We can be gracious and respectful in standing for truth. We must be. But being gracious does not mean being weak. Kindness and cowering are two different things. Machen gives us an example.
Machen fought a decade-long battle against the Presbyterian Church. By the mid-1920s, it was ordaining men who would not affirm the virgin birth of Jesus and sending out missionaries who had given up the central tenets of the faith. He called his denomination to account.
He was vilified for it. But he was willing to bear all kinds of attacks, including some from those who had been close friends. He was accused of a lack of love and of being too strident. All because he loved God and loved people enough to refuse to undermine the greatest news ever offered.

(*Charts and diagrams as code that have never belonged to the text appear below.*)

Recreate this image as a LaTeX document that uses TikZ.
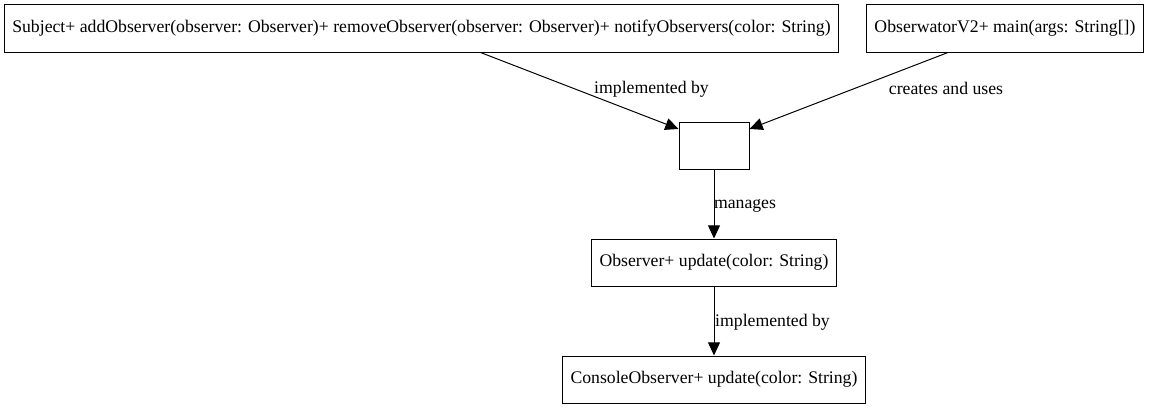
\documentclass[tikz,border=0pt]{standalone}
\usepackage{fontspec}
\setmainfont{Liberation Serif}
\usepackage{tikz}
\usetikzlibrary{arrows.meta,positioning}

\begin{document}
\begin{tikzpicture}[
  font=\fontsize{12.6}{15}\selectfont,
  cls/.style={draw, line width=0.7pt, align=center, inner xsep=0.2cm,
    inner ysep=0pt, minimum height=1.175cm},
  hubbox/.style={draw, line width=0.7pt, minimum width=1.75cm,
    minimum height=1.175cm},
  lbl/.style={inner sep=0pt, anchor=center},
  arr/.style={-{Triangle[length=0.33cm, width=0.3cm]}, line width=0.7pt}
]
\useasboundingbox (0,0) rectangle (28.8,10.225);

\node[cls] (subj) at (10.5375,9.5125) {Subject+ addObserver(observer: Observer)+ removeObserver(observer: Observer)+ notifyObservers(color: String)};
\node[cls] (obsv2) at (25.125,9.5125) {ObserwatorV2+ main(args: String[])};
\node[hubbox] (hub) at (17.85,6.5875) {};
\node[cls] (obsv) at (17.85,3.6625) {Observer+ update(color: String)};
\node[cls] (cons) at (17.85,0.7375) {ConsoleObserver+ update(color: String)};

\node[lbl] (l1) at (16.2875,8.0) {implemented by};
\node[lbl] (l2) at (23.65,8.025) {creates and uses};
\node[lbl] (l3) at (18.625,5.075) {manages};
\node[lbl] (l4) at (19.3125,2.175) {implemented by};

\draw[arr] ([xshift=1.475cm]subj.south) -- (hub.155);
\draw[arr] ([xshift=-1.425cm]obsv2.south) -- (hub.25);
\draw[arr] (hub) -- (obsv);
\draw[arr] (obsv) -- (cons);
\end{tikzpicture}
\end{document}
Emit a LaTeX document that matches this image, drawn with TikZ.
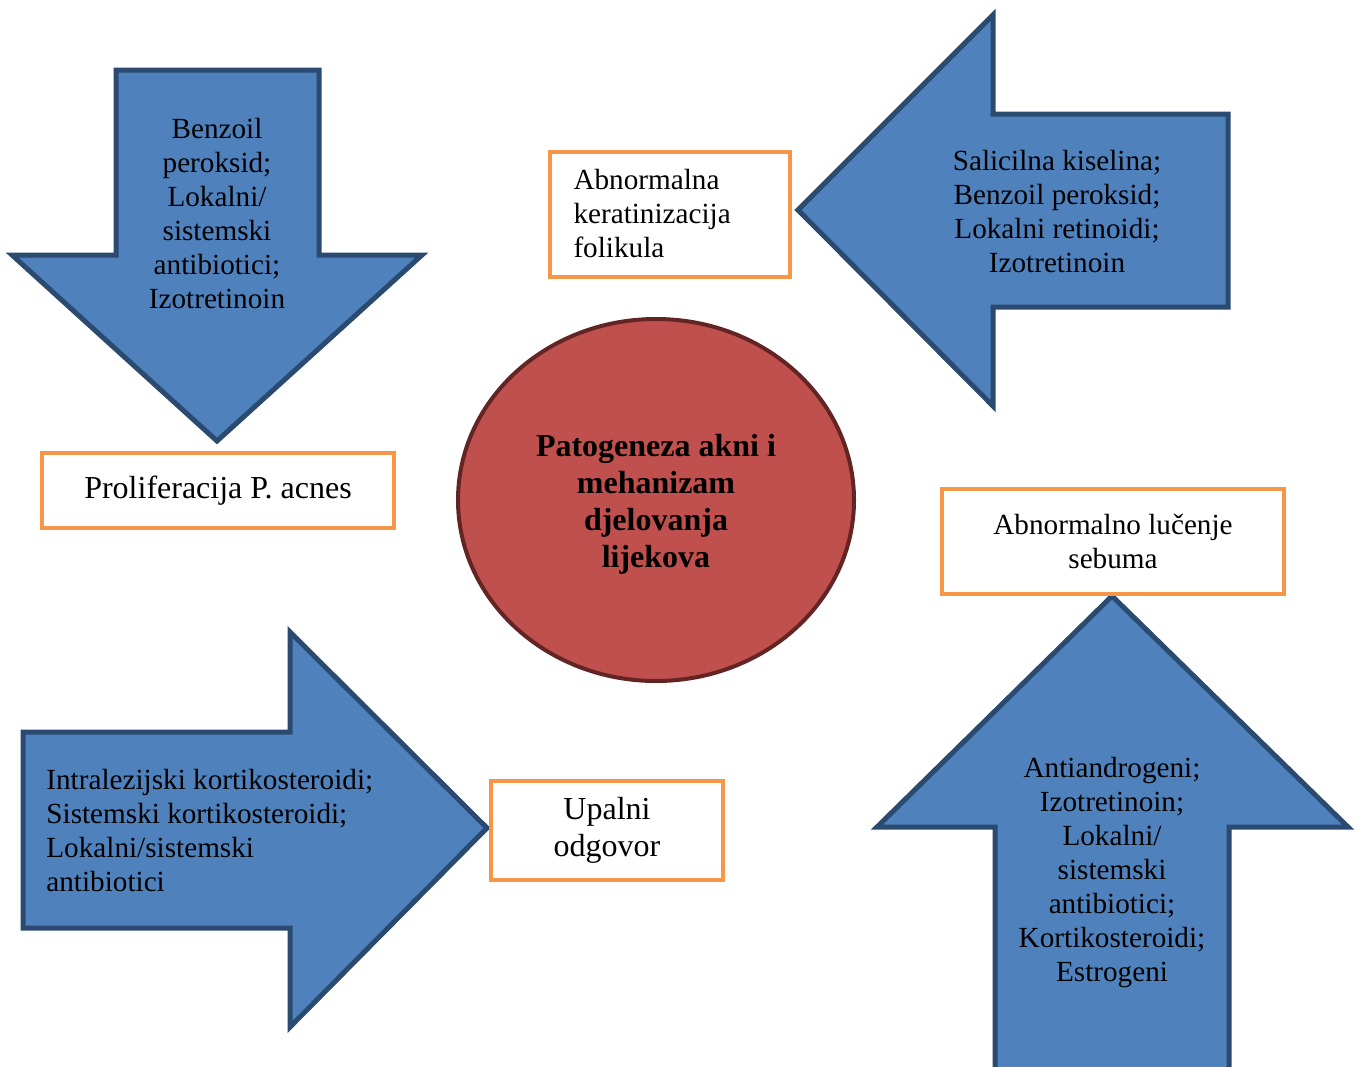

Machen eventually was forced out of the Presbyterian Church. He founded a new Presbyterian denomination and what has become one of America’s great theological institutions, Westminster Seminary near Philadelphia. Today’s Orthodox Presbyterian Church and Presbyterian Church in America stand faithfully because one man stood against the world — for the sake of the world.
Remember What Jesus Said
No one likes to be scorned, misrepresented, or showered with hate. But there are worse things. Jesus said, “Remember what I told you: ‘A servant is not greater than his master.’ If they persecuted me, they will persecute you also. If they obeyed my teaching, they will obey yours also. They will treat you this way because of my name, for they do not know the one who sent me” (John 15:20-21).
If you see someone about to fall off a cliff, you don’t say, “Oh, that looks so exciting! Have a wonderful fall!” You grab the guy and pull him back from destruction. That’s not hate. That’s not denying someone his freedom. It’s courage. Compassion. Even duty.
Let’s all be more like Athanasius and Machen: Be for the world, a world lost in spiritual darkness, by being against it.